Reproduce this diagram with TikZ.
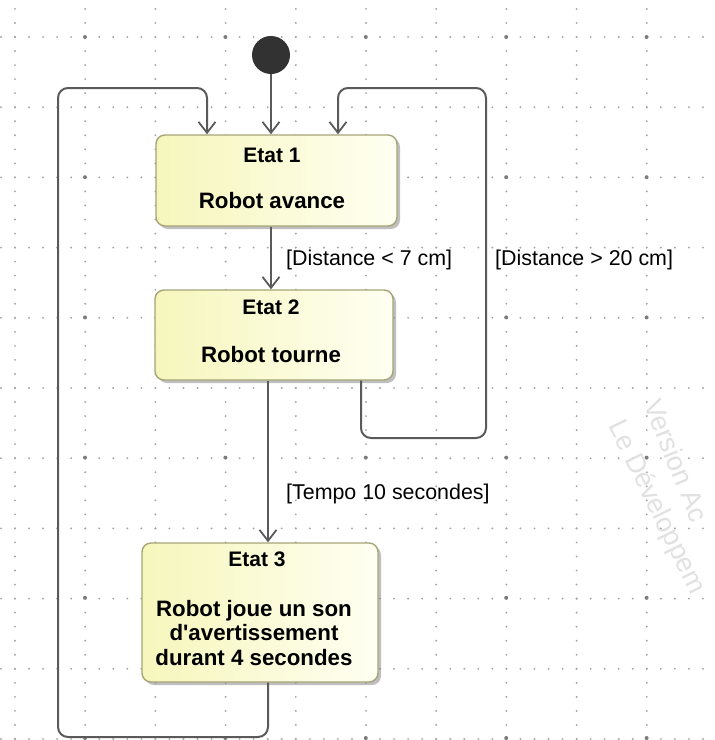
\documentclass[tikz,border=0pt]{standalone}
\usepackage{fontspec}
\setmainfont{Liberation Sans}
\newfontfamily\lsans{Liberation Sans}
\usetikzlibrary{arrows.meta,shadows}
\definecolor{dotc}{RGB}{165,165,165}
\definecolor{linec}{RGB}{90,90,90}
\definecolor{boxborder}{RGB}{165,165,120}
\definecolor{boxyel}{RGB}{246,246,188}
\definecolor{boxwhite}{RGB}{255,255,242}
\definecolor{wmark}{RGB}{225,225,225}
\tikzset{
  statebox/.style={draw=boxborder, line width=1.4pt, rounded corners=9pt,
    left color=boxyel, right color=boxwhite, inner sep=0pt,
    drop shadow={shadow xshift=3pt, shadow yshift=-3pt, fill=gray, opacity=0.5}},
  stitle/.style={font=\lsans\bfseries\fontsize{21}{25}\selectfont, inner sep=0pt, align=center},
  sbody/.style={font=\lsans\bfseries\fontsize{22.3}{24.5}\selectfont, inner sep=0pt, align=center},
  guard/.style={font=\lsans\fontsize{21.4}{24}\selectfont, inner sep=0pt, anchor=west},
  conn/.style={draw=linec, line width=2pt, rounded corners=10pt},
  arr/.style={conn, -{Straight Barb[length=11pt, width=17pt, line width=1.8pt]}},
}
\begin{document}
\begin{tikzpicture}[x=1pt, y=-1pt]
\useasboundingbox (0,0) rectangle (715,740);
\fill[white] (0,0) rectangle (715,740);
% dotted grid
\foreach \k in {0,...,10} {
  \foreach \j in {-1,...,49} {
    \fill[dotc] ({15+14.04*\j},{37+70.2*\k}) circle (1.05pt);
  }
}
\foreach \k in {0,...,9} {
  \foreach \j in {-2,...,50} {
    \fill[dotc] ({15+70.2*\k},{37+14.04*\j}) circle (1.05pt);
  }
}
\foreach \k in {0,...,4} {
  \foreach \m in {0,...,5} {
    \fill[dotc!75!black] ({85+140.4*\k},{37+140.2*\m}) circle (2pt);
  }
}
% watermark (cut off at the right edge, as in the reference)
\begin{scope}
\clip (0,0) rectangle (715,740);
\node[wmark, font=\lsans\fontsize{27}{30}\selectfont, rotate=-68, anchor=south west, inner sep=0pt] (wm1) at (643,404) {Version Ac};
\node[wmark, font=\lsans\fontsize{27}{30}\selectfont, rotate=-64, anchor=south west, inner sep=0pt] (wm2) at (603,428) {Le Développem};
\end{scope}
% initial state
\node[circle, fill={rgb,255:red,50;green,50;blue,50}, minimum size=38pt, inner sep=0pt] (init) at (271,55) {};
% states
\node[statebox, minimum width=241pt, minimum height=91pt] (e1) at (276.5,180.5) {};
\node[stitle] (e1t) at (272,155) {Etat 1};
\node[sbody] (e1b) at (272,201) {Robot avance};
\node[statebox, minimum width=238pt, minimum height=90pt] (e2) at (274,335) {};
\node[stitle] (e2t) at (271,307) {Etat 2};
\node[sbody] (e2b) at (271,355) {Robot tourne};
\node[statebox, minimum width=236pt, minimum height=139pt] (e3) at (260,612.5) {};
\node[stitle] (e3t) at (257,559) {Etat 3};
\node[sbody] (e3b) at (254,633) {Robot joue un son\\d'avertissement\\durant 4 secondes};
% helper coordinates
\coordinate (xa) at (268,0);
\coordinate (L1) at (58,737);
\coordinate (L2) at (207,88);
\coordinate (R0) at (361,0);
\coordinate (R1) at (486,438);
\coordinate (R2) at (338,88);
% connectors
\draw[arr] (init) -- (init |- e1.north);
\draw[arr] (init |- e1.south) -- (init |- e2.north);
\draw[arr] (xa |- e2.south) -- (xa |- e3.north);
\draw[arr] (xa |- e3.south) |- (L1) |- (L2) -- (L2 |- e1.north);
\draw[arr] (R0 |- e2.south) |- (R1) |- (R2) -- (R2 |- e1.north);
% guards
\node[guard] (g1) at (286,260) {[Distance < 7 cm]};
\node[guard] (g2) at (495,260) {[Distance > 20 cm]};
\node[guard] (g3) at (286,494) {[Tempo 10 secondes]};
\end{tikzpicture}
\end{document}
──────────
Requirements » Reproduce the material above verbatim; omit every picture.

Result of the task »
Reproduce this diagram with TikZ.
\documentclass[tikz,border=0pt]{standalone}
\usepackage{fontspec}
\setmainfont{Liberation Sans}
\newfontfamily\lsans{Liberation Sans}
\usetikzlibrary{arrows.meta,shadows}
\definecolor{dotc}{RGB}{165,165,165}
\definecolor{linec}{RGB}{90,90,90}
\definecolor{boxborder}{RGB}{165,165,120}
\definecolor{boxyel}{RGB}{246,246,188}
\definecolor{boxwhite}{RGB}{255,255,242}
\definecolor{wmark}{RGB}{225,225,225}
\tikzset{
  statebox/.style={draw=boxborder, line width=1.4pt, rounded corners=9pt,
    left color=boxyel, right color=boxwhite, inner sep=0pt,
    drop shadow={shadow xshift=3pt, shadow yshift=-3pt, fill=gray, opacity=0.5}},
  stitle/.style={font=\lsans\bfseries\fontsize{21}{25}\selectfont, inner sep=0pt, align=center},
  sbody/.style={font=\lsans\bfseries\fontsize{22.3}{24.5}\selectfont, inner sep=0pt, align=center},
  guard/.style={font=\lsans\fontsize{21.4}{24}\selectfont, inner sep=0pt, anchor=west},
  conn/.style={draw=linec, line width=2pt, rounded corners=10pt},
  arr/.style={conn, -{Straight Barb[length=11pt, width=17pt, line width=1.8pt]}},
}
\begin{document}
\begin{tikzpicture}[x=1pt, y=-1pt]
\useasboundingbox (0,0) rectangle (715,740);
\fill[white] (0,0) rectangle (715,740);
% dotted grid
\foreach \k in {0,...,10} {
  \foreach \j in {-1,...,49} {
    \fill[dotc] ({15+14.04*\j},{37+70.2*\k}) circle (1.05pt);
  }
}
\foreach \k in {0,...,9} {
  \foreach \j in {-2,...,50} {
    \fill[dotc] ({15+70.2*\k},{37+14.04*\j}) circle (1.05pt);
  }
}
\foreach \k in {0,...,4} {
  \foreach \m in {0,...,5} {
    \fill[dotc!75!black] ({85+140.4*\k},{37+140.2*\m}) circle (2pt);
  }
}
% watermark (cut off at the right edge, as in the reference)
\begin{scope}
\clip (0,0) rectangle (715,740);
\node[wmark, font=\lsans\fontsize{27}{30}\selectfont, rotate=-68, anchor=south west, inner sep=0pt] (wm1) at (643,404) {Version Ac};
\node[wmark, font=\lsans\fontsize{27}{30}\selectfont, rotate=-64, anchor=south west, inner sep=0pt] (wm2) at (603,428) {Le Développem};
\end{scope}
% initial state
\node[circle, fill={rgb,255:red,50;green,50;blue,50}, minimum size=38pt, inner sep=0pt] (init) at (271,55) {};
% states
\node[statebox, minimum width=241pt, minimum height=91pt] (e1) at (276.5,180.5) {};
\node[stitle] (e1t) at (272,155) {Etat 1};
\node[sbody] (e1b) at (272,201) {Robot avance};
\node[statebox, minimum width=238pt, minimum height=90pt] (e2) at (274,335) {};
\node[stitle] (e2t) at (271,307) {Etat 2};
\node[sbody] (e2b) at (271,355) {Robot tourne};
\node[statebox, minimum width=236pt, minimum height=139pt] (e3) at (260,612.5) {};
\node[stitle] (e3t) at (257,559) {Etat 3};
\node[sbody] (e3b) at (254,633) {Robot joue un son\\d'avertissement\\durant 4 secondes};
% helper coordinates
\coordinate (xa) at (268,0);
\coordinate (L1) at (58,737);
\coordinate (L2) at (207,88);
\coordinate (R0) at (361,0);
\coordinate (R1) at (486,438);
\coordinate (R2) at (338,88);
% connectors
\draw[arr] (init) -- (init |- e1.north);
\draw[arr] (init |- e1.south) -- (init |- e2.north);
\draw[arr] (xa |- e2.south) -- (xa |- e3.north);
\draw[arr] (xa |- e3.south) |- (L1) |- (L2) -- (L2 |- e1.north);
\draw[arr] (R0 |- e2.south) |- (R1) |- (R2) -- (R2 |- e1.north);
% guards
\node[guard] (g1) at (286,260) {[Distance < 7 cm]};
\node[guard] (g2) at (495,260) {[Distance > 20 cm]};
\node[guard] (g3) at (286,494) {[Tempo 10 secondes]};
\end{tikzpicture}
\end{document}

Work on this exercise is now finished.